Daily Oil Fundamentals

A Ukraine, Gaza and Oil Market Grind

The euphoria seen in stock markets once again fails to migrate influence into our market and oil prices languish in the shadow of competing drivers and a resigned feeling of ‘what next?’ The stock market gorges on its success with gargantuan self-investment, and OpenAI is once again the talk of the town. Last week, markets were left agog at the Nvidia $100 billion investment into OpenAI, but yesterday, OpenAI in turn reached a deal to buy up to 10 percent of AMD in order to secure the chip capability to rollout further extensions of its AI ambitions. As much as us oily types smell a self-serving bubble, we are quietly envious and wish there was just a smidgen of such over confidence in any part of our extremely uncertain market. 

We touch on OPEC below, but its decision to only return a smaller number of shuttered barrels for November might have stopped another poke to year-to-date lows, but it has not arrested the daily grind. There is no end in sight of the war in Ukraine, and there is no sign of sanctions be they primary, secondary or ‘z-list’ being deployed against Russia. On the second anniversary of the atrocity in Israel, its retribution seems to know no bounds and while the aggression in the convening years has been numbed in the psyche of risk takers, it can never be truly ignored. Staying with a war theme, can the world once again expect US bombers over Iran after France, Germany and the UK (E3) triggered the so-called “snapback” mechanism to reimpose UN sanctions on Tehran over its nuclear programme? 

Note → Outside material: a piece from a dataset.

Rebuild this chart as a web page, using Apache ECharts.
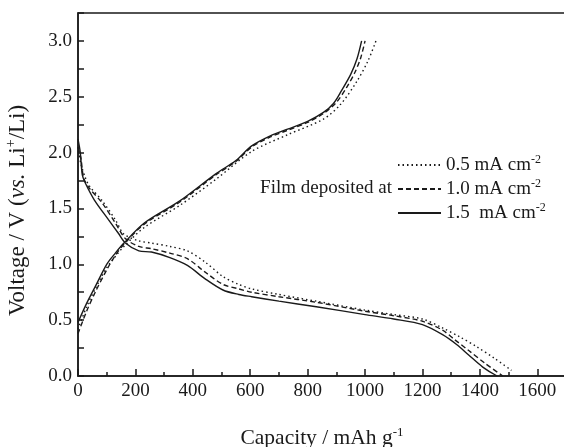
<!DOCTYPE html>
<html><head><meta charset="utf-8">
<script src="https://cdn.jsdelivr.net/npm/echarts@6/dist/echarts.min.js"></script>
<style>html,body{margin:0;padding:0;background:#fff}#c{width:564px;height:447px}</style>
</head><body><div id="c"></div>
<script>
// Charge curves [capacity, voltage]
const charge05 = [[0,0.42],[30,0.62],[60,0.78],[100,0.97],[130,1.07],[160,1.16],[231,1.33],[356,1.53],[480,1.76],[605,2.01],[730,2.16],[855,2.30],[914,2.43],[972,2.64],[1010,2.82],[1038,3.0]];
const charge10 = [[0,0.38],[30,0.58],[60,0.75],[100,0.95],[130,1.08],[160,1.18],[231,1.36],[356,1.56],[480,1.80],[550,1.92],[605,2.05],[670,2.14],[730,2.20],[800,2.27],[855,2.35],[900,2.45],[935,2.58],[965,2.72],[985,2.85],[1000,3.0]];
const charge15 = [[0,0.48],[30,0.65],[60,0.80],[100,1.0],[130,1.10],[160,1.19],[231,1.37],[356,1.57],[480,1.81],[550,1.93],[605,2.06],[670,2.15],[730,2.21],[800,2.28],[855,2.36],[890,2.44],[917,2.55],[950,2.70],[972,2.84],[988,3.0]];
// Discharge curves [capacity, voltage]
const discharge05 = [[0,2.05],[10,1.90],[25,1.78],[40,1.70],[84,1.57],[130,1.40],[160,1.27],[212,1.21],[256,1.19],[320,1.16],[381,1.12],[443,1.02],[505,0.89],[560,0.82],[605,0.78],[700,0.73],[830,0.67],[1000,0.59],[1100,0.55],[1200,0.51],[1270,0.43],[1330,0.35],[1390,0.26],[1450,0.16],[1510,0.05]];
const discharge10 = [[0,2.05],[10,1.95],[20,1.77],[40,1.68],[84,1.55],[130,1.37],[165,1.23],[212,1.16],[256,1.14],[320,1.10],[381,1.05],[443,0.93],[505,0.82],[560,0.78],[605,0.75],[700,0.71],[830,0.66],[1000,0.58],[1100,0.54],[1200,0.49],[1270,0.41],[1310,0.33],[1360,0.23],[1420,0.11],[1480,0.0]];
const discharge15 = [[0,2.12],[8,2.0],[15,1.80],[25,1.73],[56,1.58],[106,1.40],[140,1.28],[165,1.19],[212,1.12],[256,1.11],[320,1.06],[381,0.99],[443,0.87],[505,0.77],[560,0.73],[605,0.71],[700,0.67],[830,0.62],[1000,0.55],[1100,0.51],[1200,0.46],[1270,0.37],[1320,0.28],[1360,0.19],[1410,0.08],[1460,0.0]];
const seriesNames = ['0.5','1.0','1.5'];
const legendLabels = ['0.5 mA cm','1.0 mA cm','1.5  mA cm'];
const xTicks = [0,200,400,600,800,1000,1200,1400,1600];
const yTicks = [0.0,0.5,1.0,1.5,2.0,2.5,3.0];

const FONT = '"Liberation Serif", "DejaVu Serif", serif';
const INK = '#1a1a1a';
const chart = echarts.init(document.getElementById('c'), null, {renderer:'canvas'});
function join(a,b){return a.concat([[null,null]]).concat(b);}
const curves = [join(charge05,discharge05), join(charge10,discharge10), join(charge15,discharge15)];
const styles = [[1.5,3],[5,3],'solid'];
chart.setOption({
  animation:false,
  backgroundColor:'#fff',
  grid:{left:78, top:13, width:488, height:363, containLabel:false, outerBoundsMode:'none',
    show:true, borderColor:INK, borderWidth:1.5, backgroundColor:'transparent'},
  xAxis:[{
    type:'value', min:0, max:1700, interval:200, position:'bottom',
    axisLine:{show:true, lineStyle:{color:INK, width:1.5}},
    axisTick:{show:true, inside:true, length:7, lineStyle:{color:INK, width:1.5}},
    axisLabel:{show:true, margin:6, color:INK, fontFamily:FONT, fontSize:19, showMaxLabel:false,
      formatter:v=>xTicks.indexOf(v)>=0?String(v):''},
    splitLine:{show:false},
    name:'Capacity / mAh g{s|-1}', nameLocation:'middle', nameGap:50,
    nameTextStyle:{color:INK, fontFamily:FONT, fontSize:21.5, rich:{s:{fontFamily:FONT, fontSize:13, padding:[0,0,12,0], color:INK}}}
  },{
    type:'value', min:0, max:1700, interval:100, position:'bottom', offset:0,
    axisLine:{show:false}, axisLabel:{show:false}, splitLine:{show:false},
    axisTick:{show:true, inside:true, length:4, lineStyle:{color:INK, width:1.5}}
  }],
  yAxis:{
    type:'value', min:0, max:3.25, interval:0.25,
    axisLine:{show:true, lineStyle:{color:INK, width:1.5}},
    axisTick:{show:true, inside:true, length:6, lineStyle:{color:INK, width:1.5}},
    axisLabel:{margin:6, color:INK, fontFamily:FONT, fontSize:19,
      formatter:v=>{const k=yTicks.findIndex(t=>Math.abs(t-v)<1e-6);return k>=0?yTicks[k].toFixed(1):'';}},
    splitLine:{show:false},
    name:'Voltage / V ({i|vs.} Li{s|+}/Li)', nameLocation:'middle', nameGap:47, nameRotate:90,
    nameTextStyle:{color:INK, fontFamily:FONT, fontSize:23, padding:[0,32,0,0],
      rich:{i:{fontFamily:FONT, fontSize:23, fontStyle:'italic', color:INK}, s:{fontFamily:FONT, fontSize:14, padding:[0,0,13,0], color:INK}}}
  },
  legend:{
    orient:'vertical', left:397, top:153, padding:0, itemWidth:43, itemHeight:10, itemGap:0,
    data:seriesNames,
    itemStyle:{color:'transparent', borderWidth:0, borderColor:'transparent'},
    formatter:n=>'{a|'+legendLabels[seriesNames.indexOf(n)]+'}{s|-2}',
    textStyle:{color:INK, fontFamily:FONT, fontSize:19, lineHeight:24,
      rich:{a:{fontFamily:FONT, fontSize:19, color:INK, lineHeight:24}, s:{fontFamily:FONT, fontSize:12, color:INK, padding:[0,0,10,0]}}}
  },
  graphic:[{type:'text', right:564-392, top:179, style:{text:'Film deposited at', font:'19px '+FONT, fill:INK}}],
  series: curves.map((d,i)=>({
    name:seriesNames[i], type:'line', data:d, showSymbol:false, symbol:'none', connectNulls:false,
    smooth:0.3, xAxisIndex:0,
    lineStyle:{color:INK, width:1.4, type:styles[i]},
    itemStyle:{color:INK}
  }))
});
</script></body></html>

China looks set to continue in its strategic build of oil. According to Reuters analysis, extra storage of some 169mb is being constructed in 2025/2026, giving at least the initial impression on how the biggest importer of foreign oil stuffs does not think ‘peak oil’ is arriving anytime soon. Yet the narrative of current oversupply and a future of increasing positive balances haunts a world that is struggling to find any sort of industrial or manufacturing highlight. The current stasis, and no discernible sentiment breaker means the propensity for short-term positioning with a negative bias is likely to be the correct one for some time yet.


Sometimes, less is more

The recent floating of an idea, via sources, through the medium of the electronic press on how OPEC+ were considering adding another 500kbpd in oil supply to the market has proved somewhat successful. Gauging the performance of the complex last week, and to be clear it was not just the supply rumour that caused a contract-wide flunk, such an enormous amount of potential new oil hitting the market was greeted poorly indeed by nasty price actions. Although M1 RBOB futures’ achievement of a fresh year-to-date low is no real great loss in terms of structural support, the shying away of Heating Oil and Gasoil in such dramatic terms undermines the very reason on which the demi-renaissance had been built. Given the price action, the cartel and friends saw fit to exercise its public optionality and hence the lighter return of 137kbpd production, giving a reprieve to the downward grinding price action.

The driving force behind OPEC’s newfound policy of sacrificing price against regaining market share was always eventually going to bring a constant narrative of ‘glut’. And so it has proven. A swathe of banks, be they of Wall Street or beyond have quickly lined up in succession to cut not only 2025 demand forecasts, but also for that of 2026 citing oversupply. Such a policy of wresting back not just customers, but relevance too, has been arguably authored by Saudi Arabia. It would appear any confidence the Kingdom might have in how the market would continue to easily digest the almost monthly higher returns of shuttered cartel oil has for the time being has been put aside. Evidence to which lies not just in how the weekend saw OPEC+ announce just a smaller production increase, but by yesterday’s Saudi cut of many of its OSPs globally. Barrels designated for Northwest Europe and the Mediterranean saw their price labels slashed by $1.20/barrel, and the little crude which is North America bound by $0.50/barrel. Neither of the competitive adjustment should come as much of surprise, after all, the Atlantic Basin is currently well fed by North Sea, West African and US oil. Additionally, and a writing on the wall moment, Saudi Aramco kept its most import grade of Arab Light into Asia unchanged while most analysts had forecasted an increase of $0.30/barrel. Demand in Asia may be outstripping that of all other trading arenas, but its thirst does not equate to paying uncompetitive price increases when China and India are easily able to source many different alternatives even if Russia’s supply to the region is ignored. 

The decision makers of Saudi are canny operators and the wider macro influences would not have escaped them. The global economic slowdown may not be a recession, but a cursory glance at GDPs do not offer a chart of practiced growth. The political uncertainty that unravels confidence in France is just an election away in many other countries and when the damage of tariffs is put in the pot of consideration alongside the extraordinary sight of the US government being shut down, the bigwigs of Riyadh, rightly, have adjusted the flood of returning oil to an ooze and priced it accordingly. The oil market is in no mood to receive another half-million barrels of feedstock in such short order but be assured, check in again in a few or several months’ time and that which has been furloughed for now will definitely have been eased in and only at times when the market is judged as equipped to absorb it.